7. Except they initially got their bearings wrong and thought Bismarck was headed north back to Norway. After blazing north and away from Bismarck for half a day, they realized their error, but by now it was too late to catch the massive dreadnaught with the best of Britain's fleet.
8. But a small convoy composed of the aircraft carrier HMS Ark Royal and a few cruisers was coming up from Africa to help with the hunt, and they had time to intercept Bismarck before it reached the French coast.
Because it had been relegated to a lesser theater of the war, Ark Royal was equipped with what was effectively a holdover from World War I:
With a top speed of only 80 knots and sporting open cockpits, the lightweight Swordfish biplanes took off into the teeth of a storm, vengeance in the pilots' eyes, determined to hunt down Bismarck and sink her.
Suddenly, a warship was spotted! The brave Swordfish pilots attacked the vessel which strangely didn't return fire — because it was HMS Sheffield. Before the pilots could sort things out, a few of them had already dropped their torps, enough to sink the big ship.
Not one of the torpedoes, armed with a new magnetic detonation device rather than the trusty old impact device, exploded. They were all duds.
So, incredible blunder that this was, if it hadn't happened with Sheffield, it would have happened with Bismarck, and there would have flown Britain's only chance to stop her. The quite-relieved Swordfish pilots hustled back to Ark Royal, hurriedly rearmed with the older style torpedoes, went back on the hunt and this time found Bismarck.
9. And then came what was perhaps the greatest error of all, yet it's such a touchingly poignant human error on the designers' part that it's almost hard to fault them.
At this point of the attack, given normal British aircraft, Bismarck's slick new anti-aircraft system probably would have blown most of them out of the sky. A torp or two might have gotten through, but would have been rendered more or less ineffective by the immense steel armor plating.
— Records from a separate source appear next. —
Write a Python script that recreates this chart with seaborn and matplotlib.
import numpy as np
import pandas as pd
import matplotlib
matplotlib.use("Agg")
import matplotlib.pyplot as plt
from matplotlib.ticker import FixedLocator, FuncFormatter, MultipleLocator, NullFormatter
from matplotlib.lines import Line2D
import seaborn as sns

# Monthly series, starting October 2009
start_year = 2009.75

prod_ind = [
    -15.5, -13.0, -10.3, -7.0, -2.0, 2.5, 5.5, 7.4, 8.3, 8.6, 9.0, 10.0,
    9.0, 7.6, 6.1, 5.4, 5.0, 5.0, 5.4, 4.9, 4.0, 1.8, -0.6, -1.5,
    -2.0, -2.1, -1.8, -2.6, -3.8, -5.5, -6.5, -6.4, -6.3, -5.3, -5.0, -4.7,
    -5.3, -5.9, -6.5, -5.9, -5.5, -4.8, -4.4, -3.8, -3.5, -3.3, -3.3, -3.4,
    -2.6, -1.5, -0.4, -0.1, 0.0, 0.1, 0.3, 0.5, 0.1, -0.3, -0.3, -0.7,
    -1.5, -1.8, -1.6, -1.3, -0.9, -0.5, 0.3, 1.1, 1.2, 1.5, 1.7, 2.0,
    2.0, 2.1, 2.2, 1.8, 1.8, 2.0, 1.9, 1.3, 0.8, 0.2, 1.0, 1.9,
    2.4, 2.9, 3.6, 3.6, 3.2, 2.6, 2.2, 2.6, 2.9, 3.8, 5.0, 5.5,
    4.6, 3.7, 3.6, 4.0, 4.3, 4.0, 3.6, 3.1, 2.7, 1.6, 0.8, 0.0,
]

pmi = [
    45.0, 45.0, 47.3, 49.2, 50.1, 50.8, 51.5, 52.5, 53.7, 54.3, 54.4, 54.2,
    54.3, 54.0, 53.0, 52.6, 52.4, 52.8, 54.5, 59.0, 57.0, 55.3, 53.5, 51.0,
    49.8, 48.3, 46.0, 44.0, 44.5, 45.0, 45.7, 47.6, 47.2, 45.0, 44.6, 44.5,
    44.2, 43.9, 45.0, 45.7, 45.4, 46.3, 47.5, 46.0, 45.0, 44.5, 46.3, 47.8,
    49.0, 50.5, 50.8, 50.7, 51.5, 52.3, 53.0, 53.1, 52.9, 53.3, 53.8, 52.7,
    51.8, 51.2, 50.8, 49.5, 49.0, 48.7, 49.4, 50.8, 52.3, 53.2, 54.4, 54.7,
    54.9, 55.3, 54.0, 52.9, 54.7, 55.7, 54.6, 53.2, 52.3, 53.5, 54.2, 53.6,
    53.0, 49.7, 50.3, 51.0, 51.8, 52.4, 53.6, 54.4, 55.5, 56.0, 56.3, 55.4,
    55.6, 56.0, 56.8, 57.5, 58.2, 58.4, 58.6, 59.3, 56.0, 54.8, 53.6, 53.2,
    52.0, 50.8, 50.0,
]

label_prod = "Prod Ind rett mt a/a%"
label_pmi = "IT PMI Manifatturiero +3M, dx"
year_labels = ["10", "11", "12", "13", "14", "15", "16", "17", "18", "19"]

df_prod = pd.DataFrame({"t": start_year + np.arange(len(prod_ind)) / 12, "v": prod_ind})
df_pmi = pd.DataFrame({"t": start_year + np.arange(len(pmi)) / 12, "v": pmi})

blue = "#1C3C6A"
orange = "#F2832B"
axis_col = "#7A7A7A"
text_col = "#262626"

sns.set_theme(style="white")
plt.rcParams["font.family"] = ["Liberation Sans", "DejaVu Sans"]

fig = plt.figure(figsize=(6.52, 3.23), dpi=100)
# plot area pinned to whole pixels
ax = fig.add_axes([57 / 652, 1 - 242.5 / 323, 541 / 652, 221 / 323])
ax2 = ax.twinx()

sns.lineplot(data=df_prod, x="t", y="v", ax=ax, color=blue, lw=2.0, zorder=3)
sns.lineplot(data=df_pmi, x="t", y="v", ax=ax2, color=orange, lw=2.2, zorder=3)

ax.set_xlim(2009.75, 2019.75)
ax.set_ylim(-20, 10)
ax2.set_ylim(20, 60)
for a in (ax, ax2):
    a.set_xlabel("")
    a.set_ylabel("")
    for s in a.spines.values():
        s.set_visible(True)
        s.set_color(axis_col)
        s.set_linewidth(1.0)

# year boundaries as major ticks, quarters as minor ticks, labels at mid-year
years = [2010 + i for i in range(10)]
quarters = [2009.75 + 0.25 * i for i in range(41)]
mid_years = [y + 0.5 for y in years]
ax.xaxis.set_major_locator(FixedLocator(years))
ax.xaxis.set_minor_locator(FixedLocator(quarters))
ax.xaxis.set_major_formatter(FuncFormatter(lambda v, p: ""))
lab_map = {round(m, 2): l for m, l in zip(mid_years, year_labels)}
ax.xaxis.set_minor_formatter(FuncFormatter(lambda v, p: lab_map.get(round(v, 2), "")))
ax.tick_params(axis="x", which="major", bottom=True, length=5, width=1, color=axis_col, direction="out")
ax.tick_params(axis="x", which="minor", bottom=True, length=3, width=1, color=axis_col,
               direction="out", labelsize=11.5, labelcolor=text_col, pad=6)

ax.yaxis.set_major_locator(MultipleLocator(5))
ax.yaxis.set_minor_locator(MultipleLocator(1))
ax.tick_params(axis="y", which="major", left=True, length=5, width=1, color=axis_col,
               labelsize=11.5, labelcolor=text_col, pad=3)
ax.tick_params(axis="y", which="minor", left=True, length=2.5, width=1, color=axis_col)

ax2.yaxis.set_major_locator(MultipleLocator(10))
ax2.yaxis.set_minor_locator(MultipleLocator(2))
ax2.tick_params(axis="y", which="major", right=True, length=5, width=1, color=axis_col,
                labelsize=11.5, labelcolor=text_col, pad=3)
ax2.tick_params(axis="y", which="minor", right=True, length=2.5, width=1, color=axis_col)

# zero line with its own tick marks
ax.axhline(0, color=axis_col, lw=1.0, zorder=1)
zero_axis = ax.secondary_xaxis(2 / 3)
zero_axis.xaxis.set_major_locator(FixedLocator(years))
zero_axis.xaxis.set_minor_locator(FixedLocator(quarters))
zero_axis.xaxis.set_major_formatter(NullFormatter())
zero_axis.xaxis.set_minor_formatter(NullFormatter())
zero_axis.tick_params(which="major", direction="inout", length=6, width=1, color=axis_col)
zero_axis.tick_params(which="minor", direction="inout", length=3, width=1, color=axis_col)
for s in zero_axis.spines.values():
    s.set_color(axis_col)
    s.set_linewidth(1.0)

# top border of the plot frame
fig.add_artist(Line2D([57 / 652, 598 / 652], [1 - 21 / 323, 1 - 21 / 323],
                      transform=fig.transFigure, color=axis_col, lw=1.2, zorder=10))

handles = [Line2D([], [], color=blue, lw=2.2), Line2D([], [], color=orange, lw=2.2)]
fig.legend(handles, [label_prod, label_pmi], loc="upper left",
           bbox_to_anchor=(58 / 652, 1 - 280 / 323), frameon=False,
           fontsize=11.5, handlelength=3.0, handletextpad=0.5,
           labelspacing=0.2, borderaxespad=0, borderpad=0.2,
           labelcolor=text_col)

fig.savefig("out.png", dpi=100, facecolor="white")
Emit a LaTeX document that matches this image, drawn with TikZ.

But the state-of-the-art anti-aircraft system had been designed to repel standard war planes.
Standard war planes from World War II.
Because of the Swordfish's ultra-slow speed, the automatic anti-aircraft tracking devices couldn't get a lock on them and not one of the fifteen Swordfish was shot down.
Bismarck also deployed the latest anti-torpedo devices, so an actual hit was expected to be somewhat rare. Of the one torpedo that made it through, it struck her in the one and only spot that was vulnerable; the rudders, which froze Bismarck in the middle of a turn.
At this point, all the mighty battleship could do was turn in circles and await her fate.
A biplane took down the mightiest battleship ever built.
10. But Britain didn't know this and thought Bismarck was still heading toward France. They searched high and low for her, beaming out their most powerful radar signals. The last error on Germany's part was that they didn't understand the limitations of radar and thought the British knew where they were. Because of this, in desperation the admiral broke radio silence and called German High Command, demanding immediate naval and air support.
The British picked up on the signal, zeroed in on the location and, while puzzled at Bismarck's actions, didn't hesitate to send every warship they had after her. One of the first batteries knocked out the bridge, and then it was just a matter of putting enough torpedoes in her to put her on the bottom.
A handful of shaky old World War I biplanes had thwarted Hitler's master plan, beaten the greatest battleship ever put to sea, and saved the world as we know it today.